What are our weaknesses?

By Lim Mun Fah (Translated by Soong Phui Jee), Sin Chew Daily

The results for the 2010 Sijil Pelajaran Malaysia (SPM) have been released recently and 363 candidates from government schools obtained A+ in all subjects, 49 more candidates compared to 2009. When the Education Ministry and the people were immersed in excitement, the just-released Government Transformation Programme (GTP) Annual Report for 2010 have unexpectedly given us a rude awakening.

The report stated that Malaysian education outcomes have fallen behind countries like Singapore, Hong Kong and South Korea.

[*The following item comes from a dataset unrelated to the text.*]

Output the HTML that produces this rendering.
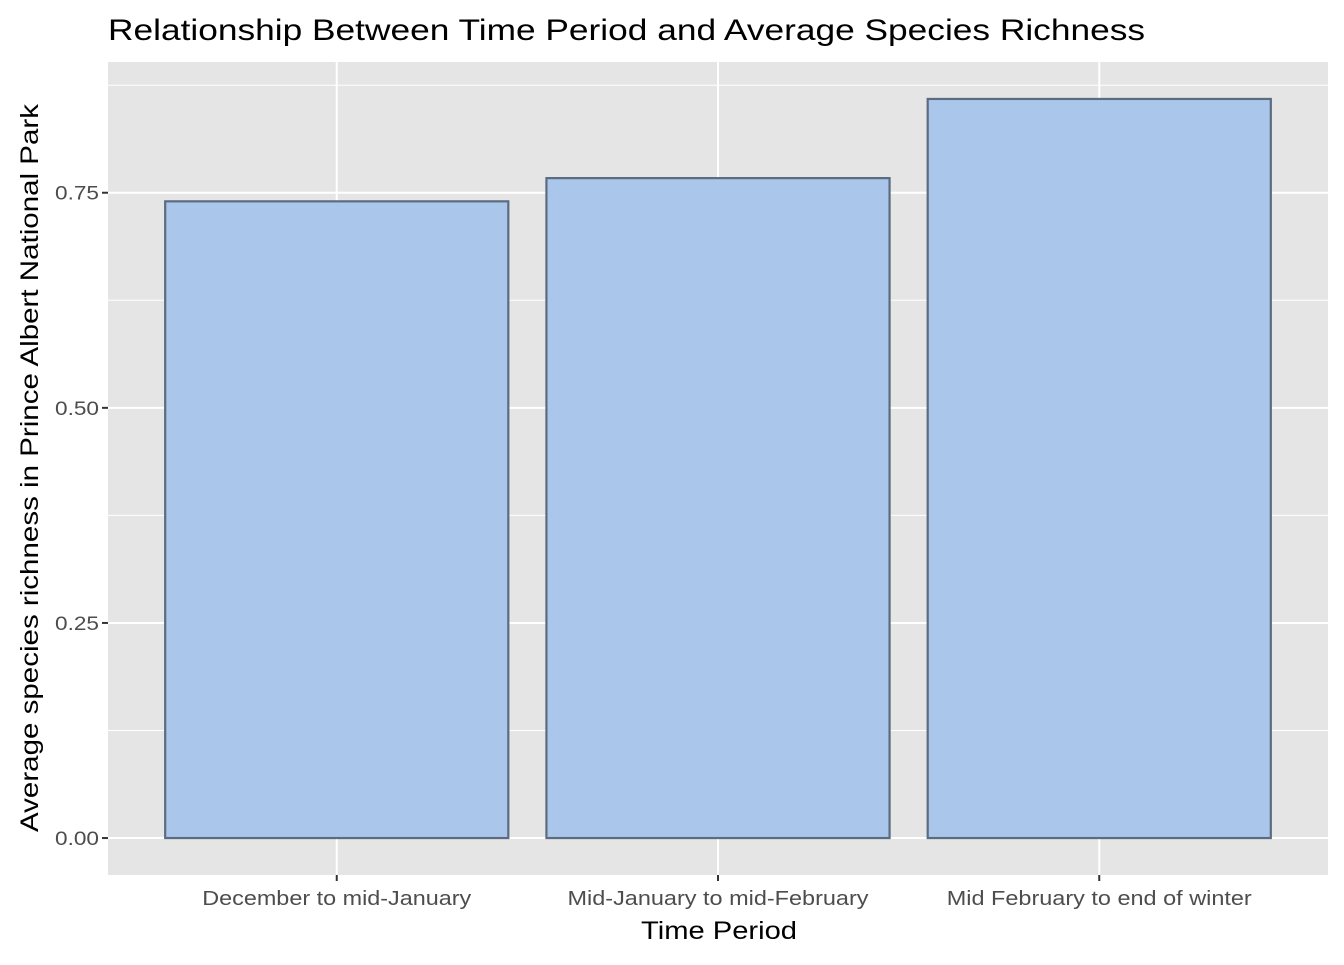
<!DOCTYPE html>
<html><head><meta charset="utf-8"><style>
html,body{margin:0;padding:0;background:#fff;}
svg text{font-family:"Liberation Sans",Arial,sans-serif;}
</style></head><body>
<svg id="chart" width="1344" height="960" xmlns="http://www.w3.org/2000/svg">
<text x="108" y="40" font-size="30" textLength="1037" lengthAdjust="spacingAndGlyphs" fill="#000">Relationship Between Time Period and Average Species Richness</text>
<rect x="108" y="62" width="1220" height="813" fill="#e5e5e5"/>
<g id="grid"></g>
<g id="bars"></g>
<g id="axes"></g>
<text x="719" y="939" font-size="25" text-anchor="middle" textLength="156" lengthAdjust="spacingAndGlyphs" fill="#000">Time Period</text>
<text transform="translate(38,468) rotate(-90)" font-size="25" text-anchor="middle" textLength="728" lengthAdjust="spacingAndGlyphs" fill="#000">Average species richness in Prince Albert National Park</text>
</svg>
<script>
const categories=["December to mid-January","Mid-January to mid-February","Mid February to end of winter"];
const values=[0.74,0.767,0.859];
const yTicks=[0,0.25,0.5,0.75];
const yTickLabels=["0.00","0.25","0.50","0.75"];
const yMinor=[0.125,0.375,0.625,0.875];
const labelWidths=[269,301,305];
const NS="http://www.w3.org/2000/svg";
const L=108,R=1328,T=62,B=875;
const ymax=Math.max(...values)*1.05, ymin=-ymax*0.05/1.05*1.0;
function y(v){return B-(v-ymin)/(ymax-ymin)*(B-T);}
const step=(R-L)/(categories.length+0.2);
function x(i){return L+step*(0.6+i);}
function mk(tag,attrs,parent){const e=document.createElementNS(NS,tag);for(const k in attrs)e.setAttribute(k,attrs[k]);document.getElementById(parent).appendChild(e);return e;}
yMinor.forEach(v=>{if(y(v)<T)return;const l=mk('line',{x1:L,x2:R,y1:y(v),y2:y(v),stroke:'#fff','stroke-width':1},'grid');

});
yTicks.forEach((v,i)=>{const l=mk('line',{x1:L,x2:R,y1:y(v),y2:y(v),stroke:'#fff','stroke-width':2},'grid');


const t=mk('line',{x1:L-6,x2:L,y1:y(v),y2:y(v),stroke:'#333','stroke-width':2},'axes');


const tx=mk('text',{x:L-9,y:y(v)+7,'font-size':19,fill:'#4d4d4d','text-anchor':'end',textLength:44,lengthAdjust:'spacingAndGlyphs'},'axes');tx.textContent=yTickLabels[i];

});
categories.forEach((c,i)=>{const l=mk('line',{x1:x(i),x2:x(i),y1:T,y2:B,stroke:'#fff','stroke-width':2},'grid');


const w=step*0.9;
const b=mk('rect',{x:x(i)-w/2,y:y(values[i]),width:w,height:y(0)-y(values[i]),fill:'#abc6eb',stroke:'#5b6b80','stroke-width':2.2},'bars');


const t=mk('line',{x1:x(i),x2:x(i),y1:B,y2:B+6,stroke:'#333','stroke-width':2},'axes');


const tx=mk('text',{x:x(i),y:B+30,'font-size':20,fill:'#4d4d4d','text-anchor':'middle',textLength:labelWidths[i],lengthAdjust:'spacingAndGlyphs'},'axes');tx.textContent=c;

});
</script>
</body></html>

In 2003, only 5% to 7% of Malaysian students have failed to achieve the minimum Trends in International Mathematics and Science Study (TIMSS) benchmarks but it have surged to 20% in 2007.

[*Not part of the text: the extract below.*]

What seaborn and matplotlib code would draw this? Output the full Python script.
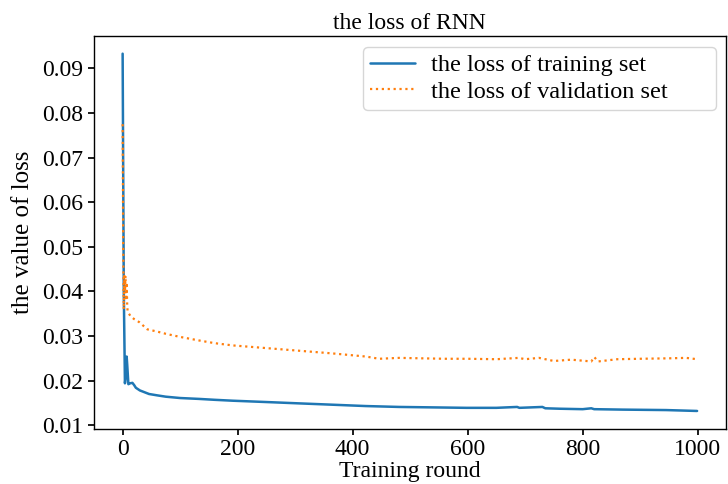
import matplotlib
matplotlib.use("Agg")
import matplotlib.pyplot as plt
import seaborn as sns
import pandas as pd

# training loss (epoch, value)
train_epoch = [0, 2, 4, 5, 7, 8, 10, 13, 17, 20, 23, 30, 46, 60, 75, 100, 133, 160, 191,
               250, 307, 365, 423, 481, 540, 598, 650, 686, 690, 730, 735, 760, 800,
               815, 820, 870, 945, 999]
train_loss = [0.0933, 0.0400, 0.0194, 0.0205, 0.0254, 0.0235, 0.0192, 0.0194, 0.0195,
              0.0190, 0.0184, 0.0178, 0.0170, 0.0167, 0.0164, 0.0161, 0.0159, 0.0157,
              0.0155, 0.0152, 0.0149, 0.0146, 0.0143, 0.0141, 0.0140, 0.0139, 0.0139,
              0.0141, 0.0139, 0.0141, 0.0138, 0.0137, 0.0136, 0.0138, 0.0136, 0.0135,
              0.0134, 0.0132]

# validation loss (epoch, value)
val_epoch = [0, 1, 2, 3, 4, 5, 6, 7, 8, 9, 11, 14, 20, 29, 43, 60, 75, 100, 133, 160,
             191, 249, 307, 365, 423, 446, 481, 520, 560, 600, 650, 689, 700, 724, 750,
             780, 815, 820, 827, 860, 900, 950, 980, 999]
val_loss = [0.0775, 0.0500, 0.0360, 0.0435, 0.0400, 0.0435, 0.0380, 0.0420, 0.0365,
            0.0354, 0.0350, 0.0344, 0.0338, 0.0331, 0.0315, 0.0310, 0.0305, 0.0298,
            0.0290, 0.0284, 0.0279, 0.0273, 0.0267, 0.0261, 0.0254, 0.0249, 0.0251,
            0.0250, 0.0249, 0.0249, 0.0248, 0.0251, 0.0248, 0.0251, 0.0244, 0.0247,
            0.0243, 0.0253, 0.0243, 0.0248, 0.0249, 0.0250, 0.0251, 0.0248]

df_train = pd.DataFrame({"epoch": train_epoch, "loss": train_loss})
df_val = pd.DataFrame({"epoch": val_epoch, "loss": val_loss})

sns.set_theme(style="ticks")
plt.rcParams["font.family"] = ["Liberation Serif", "DejaVu Serif"]
plt.rcParams["text.color"] = "black"
plt.rcParams["axes.labelcolor"] = "black"
plt.rcParams["xtick.color"] = "black"
plt.rcParams["ytick.color"] = "black"

fig, ax = plt.subplots(figsize=(7.28, 4.84), dpi=100)
fig.subplots_adjust(left=0.129, right=0.997, top=0.926, bottom=0.114)

sns.lineplot(data=df_train, x="epoch", y="loss", ax=ax, color="#1f77b4",
             linewidth=1.8, label="the loss of training set")
sns.lineplot(data=df_val, x="epoch", y="loss", ax=ax, color="#ff7f0e",
             linewidth=1.6, linestyle=":", label="the loss of validation set")

ax.set_xticks([0, 200, 400, 600, 800, 1000])
ax.set_yticks([0.01, 0.02, 0.03, 0.04, 0.05, 0.06, 0.07, 0.08, 0.09])
ax.tick_params(labelsize=17, length=4, color="black")
for s in ax.spines.values():
    s.set_color("black")
    s.set_linewidth(1.0)

ax.set_title("the loss of RNN", fontsize=17, pad=5)
ax.set_xlabel("Training round", fontsize=17, labelpad=0.5)
ax.set_ylabel("the value of loss", fontsize=18, labelpad=6)
ax.legend(loc="upper left", bbox_to_anchor=(0.4256, 0.972, 0.5584, 0), mode="expand",
          borderaxespad=0, fontsize=17.5, frameon=True, handlelength=1.85,
          handletextpad=0.65, borderpad=0.3, labelspacing=0.2)

fig.savefig("out.png", dpi=100)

The Malaysian student outcomes have dropped by 13% in five years and no wonder the report has acknowledged that such outcomes are worrying.

If the report could be viewed as a health check of Malaysian Education, the result was undoubtedly a fail.

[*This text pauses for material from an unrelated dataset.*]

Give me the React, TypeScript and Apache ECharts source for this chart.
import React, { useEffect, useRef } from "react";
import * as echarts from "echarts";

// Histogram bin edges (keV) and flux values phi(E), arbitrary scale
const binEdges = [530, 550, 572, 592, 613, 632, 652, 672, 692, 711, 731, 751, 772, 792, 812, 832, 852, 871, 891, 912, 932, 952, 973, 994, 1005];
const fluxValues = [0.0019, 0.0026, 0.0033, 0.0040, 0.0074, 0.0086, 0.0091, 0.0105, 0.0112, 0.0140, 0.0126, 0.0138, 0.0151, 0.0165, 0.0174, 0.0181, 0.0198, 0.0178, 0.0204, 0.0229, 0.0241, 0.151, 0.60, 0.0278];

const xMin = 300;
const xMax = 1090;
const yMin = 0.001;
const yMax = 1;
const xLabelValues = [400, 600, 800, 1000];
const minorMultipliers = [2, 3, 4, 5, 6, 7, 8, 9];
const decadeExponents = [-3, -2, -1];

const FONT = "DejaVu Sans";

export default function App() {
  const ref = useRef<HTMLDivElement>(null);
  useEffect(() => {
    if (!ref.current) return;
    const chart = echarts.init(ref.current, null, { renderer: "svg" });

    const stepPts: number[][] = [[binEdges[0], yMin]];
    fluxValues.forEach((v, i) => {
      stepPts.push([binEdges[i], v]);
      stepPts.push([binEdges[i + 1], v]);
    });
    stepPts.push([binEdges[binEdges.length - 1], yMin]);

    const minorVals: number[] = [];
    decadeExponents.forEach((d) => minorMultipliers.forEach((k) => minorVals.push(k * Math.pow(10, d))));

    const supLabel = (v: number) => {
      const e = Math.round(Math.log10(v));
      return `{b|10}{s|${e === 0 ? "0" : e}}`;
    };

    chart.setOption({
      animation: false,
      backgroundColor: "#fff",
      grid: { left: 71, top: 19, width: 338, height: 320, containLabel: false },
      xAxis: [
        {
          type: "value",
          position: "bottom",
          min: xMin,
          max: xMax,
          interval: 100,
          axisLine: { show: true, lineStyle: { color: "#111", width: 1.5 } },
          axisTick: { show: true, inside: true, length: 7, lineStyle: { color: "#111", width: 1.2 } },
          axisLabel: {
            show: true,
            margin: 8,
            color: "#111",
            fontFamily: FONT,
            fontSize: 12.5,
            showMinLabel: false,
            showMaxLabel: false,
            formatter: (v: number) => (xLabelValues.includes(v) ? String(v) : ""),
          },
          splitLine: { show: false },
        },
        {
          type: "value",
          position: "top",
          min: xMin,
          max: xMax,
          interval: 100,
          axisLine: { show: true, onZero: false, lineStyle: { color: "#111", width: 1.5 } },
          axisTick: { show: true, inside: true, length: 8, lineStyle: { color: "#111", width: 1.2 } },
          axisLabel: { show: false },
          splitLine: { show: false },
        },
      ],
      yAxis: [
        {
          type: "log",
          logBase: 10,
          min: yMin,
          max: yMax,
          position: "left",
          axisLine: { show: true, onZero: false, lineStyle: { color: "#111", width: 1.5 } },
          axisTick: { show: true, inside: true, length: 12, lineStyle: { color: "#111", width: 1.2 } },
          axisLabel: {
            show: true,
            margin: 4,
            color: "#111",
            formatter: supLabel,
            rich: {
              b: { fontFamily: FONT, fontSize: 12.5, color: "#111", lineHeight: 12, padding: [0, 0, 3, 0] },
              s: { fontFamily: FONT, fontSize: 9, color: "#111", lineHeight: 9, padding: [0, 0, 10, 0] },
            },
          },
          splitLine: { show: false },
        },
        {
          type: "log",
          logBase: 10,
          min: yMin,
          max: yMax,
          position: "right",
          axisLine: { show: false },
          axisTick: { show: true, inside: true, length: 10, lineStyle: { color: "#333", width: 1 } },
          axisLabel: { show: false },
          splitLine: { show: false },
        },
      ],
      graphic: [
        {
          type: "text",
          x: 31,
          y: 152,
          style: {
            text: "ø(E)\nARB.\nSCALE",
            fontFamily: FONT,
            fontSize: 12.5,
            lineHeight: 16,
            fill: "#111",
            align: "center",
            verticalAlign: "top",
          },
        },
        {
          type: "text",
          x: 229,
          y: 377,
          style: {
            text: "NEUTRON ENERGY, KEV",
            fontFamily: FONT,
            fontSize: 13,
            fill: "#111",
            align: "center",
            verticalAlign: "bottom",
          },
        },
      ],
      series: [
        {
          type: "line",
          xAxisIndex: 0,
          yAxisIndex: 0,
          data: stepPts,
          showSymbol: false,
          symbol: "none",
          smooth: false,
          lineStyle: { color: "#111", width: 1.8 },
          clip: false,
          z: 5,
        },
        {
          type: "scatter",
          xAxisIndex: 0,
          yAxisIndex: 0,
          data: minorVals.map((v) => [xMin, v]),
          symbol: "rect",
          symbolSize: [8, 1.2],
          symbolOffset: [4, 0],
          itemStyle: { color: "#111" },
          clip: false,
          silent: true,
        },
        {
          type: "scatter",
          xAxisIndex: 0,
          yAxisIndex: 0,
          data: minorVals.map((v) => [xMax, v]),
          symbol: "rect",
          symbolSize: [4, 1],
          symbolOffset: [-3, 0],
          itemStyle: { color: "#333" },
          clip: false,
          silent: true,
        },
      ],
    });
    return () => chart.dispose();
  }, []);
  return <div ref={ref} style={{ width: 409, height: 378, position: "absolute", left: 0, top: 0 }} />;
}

When more and more Malaysian students cannot even achieve the international minimum benchmarks, how could we be so excited for a few students who scored well? Instead of focusing on a small number of excellent students, aren’t we suppose to be concerned with the widening gap between outstanding students and poor performing students?

No examination or assessment is perfect. It is sometimes not necessarily a bad thing if the performance is not satisfactory or the rankings have dropped as we can see our gap with others from there. Most importantly, we must be aware of our own weaknesses and reflect on whether our education system is heading towards a wrong direction.

Last December, Singapore students rated fifth in reading, second in mathematics and fourth in science among students from 65 economies in the test under the Organization for Economic Cooperation and Development (OECD) Program for International Student Assessment (PISA) while students in Shanghai topped every league table in the test.

“It gave the Europeans and the Americans quite a shock to suddenly discover that the Chinese in Shanghai are at such a high standard,” Singapore Prime Minister Lee Hsien Loong stressed a month later.